An attorney negotiating for tenants should be diligent in reviewing expense provisions of commercial leases. While most such leases start with the premise that the tenant is 100% responsible for the operating costs of the premises (a triple net, or NNN lease), tenants should look for every opportunity to limit and control these expenses. If not careful, the pass-throughs can become a blank check for landlords.

There are several provisions in a lease that a tenant can look to in order to control or limit expenses. Some examples:

  • Limit the landlord’s ability to increase “controllable expenses” each lease year. Uncontrollable expenses are the big 3: taxes, insurance and utilities. But everything else can, and should be managed and controlled by landlord year to year. Set a cap as to how much the landlord may increase controllable expenses each year. While this might invite the landlord to actually increase the expenses up to the cap, the language should provide that landlord must prove the actual costs (see below).

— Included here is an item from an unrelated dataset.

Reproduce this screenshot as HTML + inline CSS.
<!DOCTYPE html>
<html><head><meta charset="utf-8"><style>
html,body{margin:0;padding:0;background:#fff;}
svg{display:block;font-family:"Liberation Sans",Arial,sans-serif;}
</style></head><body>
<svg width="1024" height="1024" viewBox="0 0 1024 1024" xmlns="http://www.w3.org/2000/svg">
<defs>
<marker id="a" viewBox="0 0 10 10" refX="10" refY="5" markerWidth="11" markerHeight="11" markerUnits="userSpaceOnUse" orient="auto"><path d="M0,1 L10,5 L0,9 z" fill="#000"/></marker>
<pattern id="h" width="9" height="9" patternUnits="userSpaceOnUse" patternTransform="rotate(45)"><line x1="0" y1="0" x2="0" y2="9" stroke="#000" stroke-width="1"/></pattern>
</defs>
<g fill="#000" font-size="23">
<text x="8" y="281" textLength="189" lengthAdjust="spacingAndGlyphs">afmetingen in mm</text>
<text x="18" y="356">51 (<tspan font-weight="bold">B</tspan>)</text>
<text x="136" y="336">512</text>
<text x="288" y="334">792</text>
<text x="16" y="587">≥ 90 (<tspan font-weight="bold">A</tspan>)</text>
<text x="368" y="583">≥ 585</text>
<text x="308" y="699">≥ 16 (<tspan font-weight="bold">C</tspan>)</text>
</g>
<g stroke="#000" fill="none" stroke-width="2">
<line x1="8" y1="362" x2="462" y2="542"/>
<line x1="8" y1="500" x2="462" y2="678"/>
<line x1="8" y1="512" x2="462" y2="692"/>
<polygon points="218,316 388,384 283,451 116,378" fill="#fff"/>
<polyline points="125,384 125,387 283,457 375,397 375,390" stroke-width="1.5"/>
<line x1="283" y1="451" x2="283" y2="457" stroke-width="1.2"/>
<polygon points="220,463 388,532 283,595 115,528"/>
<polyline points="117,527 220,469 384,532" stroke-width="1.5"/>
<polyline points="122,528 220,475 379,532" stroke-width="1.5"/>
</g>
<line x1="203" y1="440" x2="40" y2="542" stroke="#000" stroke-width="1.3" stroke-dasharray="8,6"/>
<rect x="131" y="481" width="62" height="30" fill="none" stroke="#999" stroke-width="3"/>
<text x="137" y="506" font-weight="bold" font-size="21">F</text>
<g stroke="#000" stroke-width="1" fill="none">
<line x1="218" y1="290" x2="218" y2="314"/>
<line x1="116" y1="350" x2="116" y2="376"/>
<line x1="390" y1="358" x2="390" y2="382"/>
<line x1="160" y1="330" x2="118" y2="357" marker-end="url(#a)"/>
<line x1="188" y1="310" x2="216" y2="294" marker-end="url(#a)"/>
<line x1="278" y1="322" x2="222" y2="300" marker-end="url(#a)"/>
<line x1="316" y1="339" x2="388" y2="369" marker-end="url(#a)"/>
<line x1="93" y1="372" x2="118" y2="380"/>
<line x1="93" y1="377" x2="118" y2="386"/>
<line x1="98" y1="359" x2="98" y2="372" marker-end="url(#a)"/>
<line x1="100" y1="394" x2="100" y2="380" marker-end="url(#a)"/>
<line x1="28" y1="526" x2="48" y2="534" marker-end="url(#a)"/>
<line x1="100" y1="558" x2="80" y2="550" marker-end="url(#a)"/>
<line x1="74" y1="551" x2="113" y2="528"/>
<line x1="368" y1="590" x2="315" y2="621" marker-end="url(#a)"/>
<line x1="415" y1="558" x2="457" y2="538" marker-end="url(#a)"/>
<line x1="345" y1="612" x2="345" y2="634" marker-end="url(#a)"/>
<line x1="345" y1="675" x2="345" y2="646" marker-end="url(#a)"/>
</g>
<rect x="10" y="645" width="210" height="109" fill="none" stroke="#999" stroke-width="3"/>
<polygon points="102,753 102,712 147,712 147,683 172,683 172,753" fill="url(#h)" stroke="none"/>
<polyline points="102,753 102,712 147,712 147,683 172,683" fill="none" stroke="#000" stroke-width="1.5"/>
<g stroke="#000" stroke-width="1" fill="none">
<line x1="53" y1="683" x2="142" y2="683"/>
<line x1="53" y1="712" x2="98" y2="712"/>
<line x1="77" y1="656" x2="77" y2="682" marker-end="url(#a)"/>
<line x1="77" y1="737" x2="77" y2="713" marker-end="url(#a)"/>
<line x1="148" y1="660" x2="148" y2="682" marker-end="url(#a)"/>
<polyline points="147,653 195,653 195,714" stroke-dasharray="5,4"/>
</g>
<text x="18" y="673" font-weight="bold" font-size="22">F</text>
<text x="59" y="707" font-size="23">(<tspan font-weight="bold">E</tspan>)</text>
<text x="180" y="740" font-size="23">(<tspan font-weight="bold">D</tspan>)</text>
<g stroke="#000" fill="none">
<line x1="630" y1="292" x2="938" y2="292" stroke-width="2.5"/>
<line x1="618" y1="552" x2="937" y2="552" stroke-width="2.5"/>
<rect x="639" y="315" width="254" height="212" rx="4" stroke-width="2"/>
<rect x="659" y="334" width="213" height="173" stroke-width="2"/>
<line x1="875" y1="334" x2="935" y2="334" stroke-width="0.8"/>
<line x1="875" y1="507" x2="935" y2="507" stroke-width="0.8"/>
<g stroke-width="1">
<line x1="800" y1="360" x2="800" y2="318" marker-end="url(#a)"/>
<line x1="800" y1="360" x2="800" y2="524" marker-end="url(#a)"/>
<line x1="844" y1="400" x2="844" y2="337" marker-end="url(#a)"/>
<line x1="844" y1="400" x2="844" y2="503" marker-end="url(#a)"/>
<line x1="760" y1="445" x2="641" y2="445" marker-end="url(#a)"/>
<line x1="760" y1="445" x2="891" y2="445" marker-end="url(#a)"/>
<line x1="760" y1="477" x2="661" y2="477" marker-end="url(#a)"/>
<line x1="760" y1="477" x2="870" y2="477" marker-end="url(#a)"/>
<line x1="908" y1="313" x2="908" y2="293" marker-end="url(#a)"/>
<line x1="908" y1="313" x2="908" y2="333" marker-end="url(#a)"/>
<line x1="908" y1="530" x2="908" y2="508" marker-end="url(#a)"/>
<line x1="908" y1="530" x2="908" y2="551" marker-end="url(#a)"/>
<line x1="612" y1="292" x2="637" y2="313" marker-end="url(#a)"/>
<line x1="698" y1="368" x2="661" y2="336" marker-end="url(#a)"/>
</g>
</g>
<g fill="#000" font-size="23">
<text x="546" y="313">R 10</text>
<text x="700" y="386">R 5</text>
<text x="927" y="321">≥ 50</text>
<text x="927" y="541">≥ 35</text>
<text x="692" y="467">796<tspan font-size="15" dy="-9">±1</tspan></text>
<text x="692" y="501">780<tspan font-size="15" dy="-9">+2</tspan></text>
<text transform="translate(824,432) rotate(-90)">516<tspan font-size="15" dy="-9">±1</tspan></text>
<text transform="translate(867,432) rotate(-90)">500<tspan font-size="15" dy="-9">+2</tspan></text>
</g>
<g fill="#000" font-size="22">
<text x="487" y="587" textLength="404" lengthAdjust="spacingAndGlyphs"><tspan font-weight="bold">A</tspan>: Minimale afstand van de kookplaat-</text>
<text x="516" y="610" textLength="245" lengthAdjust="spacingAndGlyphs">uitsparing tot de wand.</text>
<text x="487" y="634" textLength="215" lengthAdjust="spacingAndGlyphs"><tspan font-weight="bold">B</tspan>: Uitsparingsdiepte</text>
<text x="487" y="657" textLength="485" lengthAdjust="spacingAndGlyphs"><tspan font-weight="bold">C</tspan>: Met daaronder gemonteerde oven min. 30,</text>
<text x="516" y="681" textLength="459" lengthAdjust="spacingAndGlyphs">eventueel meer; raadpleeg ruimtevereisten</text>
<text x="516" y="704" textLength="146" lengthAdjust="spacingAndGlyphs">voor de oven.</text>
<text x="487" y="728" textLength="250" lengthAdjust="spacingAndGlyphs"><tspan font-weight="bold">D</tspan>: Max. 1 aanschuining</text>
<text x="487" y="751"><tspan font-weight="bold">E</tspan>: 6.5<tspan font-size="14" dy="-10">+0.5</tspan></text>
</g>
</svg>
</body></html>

  • Landlord should be required to reconcile operating expenses within 90 days of the end of the calendar year (or lease year, if payments are adjusted at that time) and tenant should have the right to audit. There should be a penalty to landlord, including payment of tenant’s cost to audit, if landlord overcharges tenant by more than a stated percentage.
  • Go through the list of CAM Charges/Operating Expenses carefully. If there is not a list, create one. Many items in the list can be eliminated or limited. For example, exclude items relating to landlord’s operation of its business and the property. Limit charges for management of the building, charges for depreciation and marketing. Costs of enforcement of other leases, brokerage commission, tenant improvements and costs of repair of damage caused by casualty should be excluded from operating expenses. These are but a few ways to reduce costs charged to tenants.

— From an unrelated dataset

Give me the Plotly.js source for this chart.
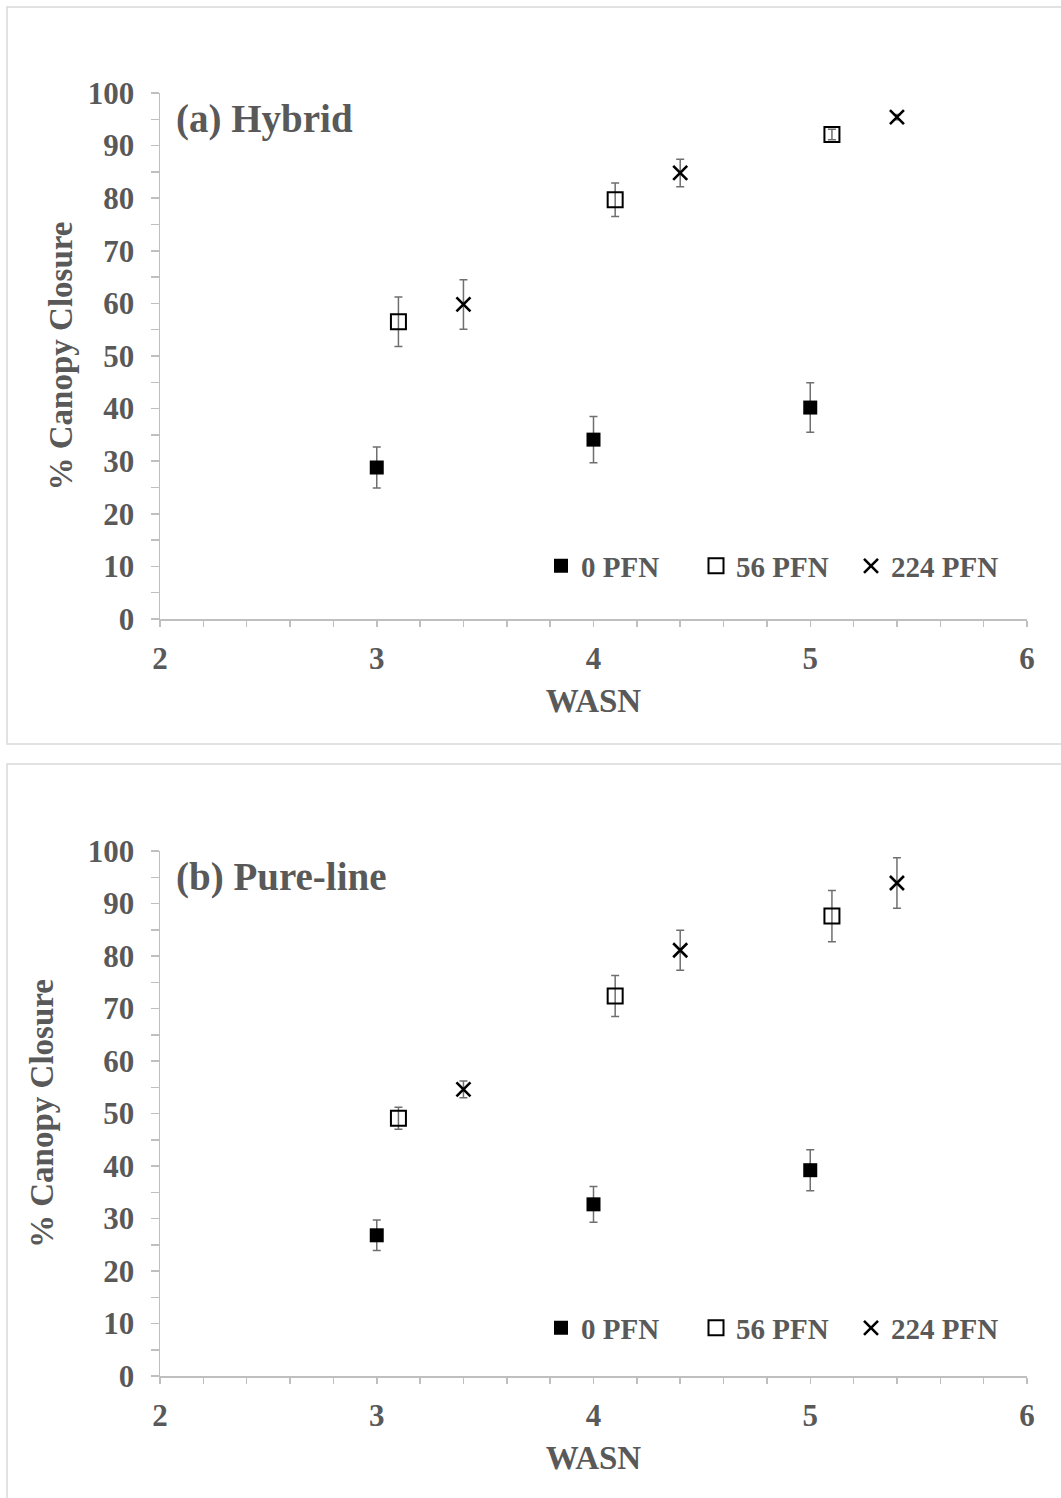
<!DOCTYPE html>
<html><head><meta charset="utf-8">
<script src="https://cdn.plot.ly/plotly-3.0.1.min.js"></script>
<style>html,body{margin:0;padding:0;background:#fff}</style>
</head><body><div id="chart" style="width:1061px;height:1498px"></div>
<script>
// WASN positions (offset per treatment as in the original figure)
const x0PFN = [3, 4, 5];
const x56PFN = [3.1, 4.1, 5.1];
const x224PFN = [3.4, 4.4, 5.4];

// (a) Hybrid
const hybrid0 = [28.8, 34.1, 40.2];
const hybrid0Err = [3.9, 4.4, 4.7];
const hybrid56 = [56.5, 79.7, 92.1];
const hybrid56Err = [4.7, 3.2, 1.0];
const hybrid224 = [59.8, 84.8, 95.4];
const hybrid224Err = [4.7, 2.6, 0.5];

// (b) Pure-line
const pure0 = [26.8, 32.7, 39.2];
const pure0Err = [2.9, 3.4, 3.9];
const pure56 = [49.1, 72.4, 87.6];
const pure56Err = [2.1, 3.9, 4.9];
const pure224 = [54.6, 81.1, 93.9];
const pure224Err = [1.6, 3.8, 4.8];

const seriesNames = ['0 PFN', '56 PFN', '224 PFN'];
const panelLabels = ['(a) Hybrid', '(b) Pure-line'];

const FONT = '"Liberation Serif", "Times New Roman", serif';
const TXT = '#595959';
const AX = '#bfbfbf';
const ERRC = '#6f6f6f';

const markerStyles = [
  {symbol: 'square', size: 14, color: '#000000', line: {width: 0}},
  {symbol: 'square-open', size: 15, color: '#000000', line: {width: 2}},
  {symbol: 'x-thin-open', size: 14, color: '#000000', line: {width: 2.6, color: '#000000'}}
];

function mk(x, y, err, idx, xa, ya, leg) {
  return {
    type: 'scatter', mode: 'markers', x: x, y: y,
    name: seriesNames[idx], xaxis: xa, yaxis: ya, legend: leg,
    marker: markerStyles[idx],
    error_y: {type: 'data', array: err, visible: true, color: ERRC, thickness: 1.5, width: 4},
    cliponaxis: false
  };
}

const data = [
  mk(x0PFN, hybrid0, hybrid0Err, 0, 'x', 'y', 'legend'),
  mk(x56PFN, hybrid56, hybrid56Err, 1, 'x', 'y', 'legend'),
  mk(x224PFN, hybrid224, hybrid224Err, 2, 'x', 'y', 'legend'),
  mk(x0PFN, pure0, pure0Err, 0, 'x2', 'y2', 'legend2'),
  mk(x56PFN, pure56, pure56Err, 1, 'x2', 'y2', 'legend2'),
  mk(x224PFN, pure224, pure224Err, 2, 'x2', 'y2', 'legend2')
];

function xax(anchor) {
  return {
    anchor: anchor, domain: [160/1061, 1027/1061], range: [2, 6],
    dtick: 1, tick0: 2, ticks: 'outside', ticklen: 6, tickcolor: AX, tickwidth: 1.5,
    minor: {dtick: 0.2, ticks: 'outside', ticklen: 6, tickcolor: AX, tickwidth: 1.5, showgrid: false},
    showline: true, linecolor: AX, linewidth: 1.5, showgrid: false, zeroline: false,
    ticklabelstandoff: 5,
    tickfont: {family: FONT, size: 31, color: TXT, weight: 700},
    title: {text: 'WASN', font: {family: FONT, size: 33, color: TXT, weight: 700}, standoff: 14},
    fixedrange: true
  };
}
function yax(anchor, dom, standoff) {
  return {
    anchor: anchor, domain: dom, range: [0, 100],
    dtick: 10, tick0: 0, ticks: 'outside', ticklen: 8, tickcolor: AX, tickwidth: 1.5,
    minor: {dtick: 5, ticks: 'outside', ticklen: 8, tickcolor: AX, tickwidth: 1.5, showgrid: false},
    showline: true, linecolor: AX, linewidth: 1.5, showgrid: false, zeroline: false,
    ticklabelstandoff: 10,
    tickfont: {family: FONT, size: 31, color: TXT, weight: 700},
    title: {text: '% Canopy Closure', font: {family: FONT, size: 33, color: TXT, weight: 700}, standoff: standoff},
    fixedrange: true
  };
}

function legendCfg(y) {
  return {
    orientation: 'h', x: 541/1061, xanchor: 'left', y: y, yanchor: 'middle',
    font: {family: FONT, size: 29, color: TXT, weight: 700},
    bgcolor: 'rgba(0,0,0,0)', itemwidth: 30, entrywidth: 110, tracegroupgap: 0
  };
}

const layout = {
  width: 1061, height: 1498,
  margin: {l: 0, r: 0, t: 0, b: 0},
  paper_bgcolor: '#ffffff', plot_bgcolor: '#ffffff',
  showlegend: true,
  xaxis: xax('y'),
  yaxis: yax('x', [1 - 619/1498, 1 - 93/1498], 5),
  xaxis2: xax('y2'),
  yaxis2: yax('x2', [1 - 1376/1498, 1 - 851/1498], 24),
  legend: legendCfg(1 - 566/1498),
  legend2: legendCfg(1 - 1328/1498),
  annotations: [
    {xref: 'paper', yref: 'paper', x: 174/1061, y: 1 - 119/1498, xanchor: 'left', yanchor: 'middle',
     text: panelLabels[0], showarrow: false, font: {family: FONT, size: 39, color: TXT, weight: 700}},
    {xref: 'paper', yref: 'paper', x: 174/1061, y: 1 - 877/1498, xanchor: 'left', yanchor: 'middle',
     text: panelLabels[1], showarrow: false, font: {family: FONT, size: 39, color: TXT, weight: 700}}
  ],
  shapes: [
    {type: 'rect', xref: 'paper', yref: 'paper', x0: 7/1061, x1: 1075/1061, y0: 1 - 744/1498, y1: 1 - 7/1498,
     line: {color: '#d9d9d9', width: 1.5}, fillcolor: 'rgba(0,0,0,0)', layer: 'below'},
    {type: 'rect', xref: 'paper', yref: 'paper', x0: 7/1061, x1: 1075/1061, y0: 1 - 1510/1498, y1: 1 - 764/1498,
     line: {color: '#d9d9d9', width: 1.5}, fillcolor: 'rgba(0,0,0,0)', layer: 'below'}
  ]
};

Plotly.newPlot('chart', data, layout, {displayModeBar: false, staticPlot: true});
</script></body></html>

  • Limit tenant’s responsibility for capital expenditures, particularly in the final months of the lease. And, cap the amount that landlord may charge for reserves for future capital improvements. Limit or eliminate tenant’s responsibility for replacement of HVAC and other electrical, mechanical and plumbing systems if such systems are not new at lease commencement. While tenant may be responsible for ordinary maintenance, landlord should be responsible for replacement of HVAC and systems required due to catastrophic failure (generally covered by insurance) or because the systems are at the end of their useful life (budgeted in reserves).

As you can see, NNN does not have to mean NNN. Costs can be shifted and mitigated. While net leases will never provide absolute predictability of costs for tenants, risk of sudden large increase can be somewhat mitigated through negotiation.